Look, in the final game, and I know it was cold, Bell was called for holding three times, from a yardage standpoint as bad as sacks, minus getting to repeat the down.

Sometimes the fault lies in just not being plain good enough.

So when you start asking what the Cowboys' No. 1 priority is this offseason, do not stray too far away from finding a competent backup offensive tackle. This can't happen again. They cannot let one position hold this offense hostage. They can't go cheap here, and I know there is only so much they can spend on a backup when you are paying four starters like Pro Bowlers. But gosh almighty, you can't keep playing offense basically 10 on 11 if you constantly have to double on the left side if the best offensive tackle in football is injured.

It's unlikely Bell, who was on a one-year deal, will be back. Green, the former third-round pick in 2015, has one year left on his original contract. Might they try to resurrect him in the offseason? Fine, try and hope it works.

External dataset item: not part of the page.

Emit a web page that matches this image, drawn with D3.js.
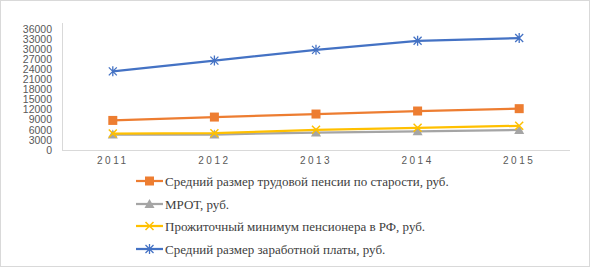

But don't put all your eggs in that basket again.

And there really is no one else, not on the 53, and they don't even have an offensive tackle listed on their practice squad, since Kadeem Edwards, who worked at tackle during training camp, now signed to the 53-man roster last week has a G next to his name.

Free agency? Maybe.

Draft? Well, ideally you find an offensive tackle who just might be good enough to challenge for the starting left guard spot, but could move outside to tackle in a pinch. Now look, that's asking for a lot from a rookie, first to be that good immediately, then to be that versatile.

Oh guard, yes, there is another offseason project for sure.

Yep, the Cowboys have their work cut out for them this offseason, and the meat and potatoes of the work is not necessarily all the sexy stuff so many are consumed with. I'm right, aren't I?

         So if you are being honest in all your final analysis of why this team finished 9-7 and out of the playoffs, then do yourself a favor:

         Do not, I repeat, do not stray too far from this O-Line truth. It's self-evident.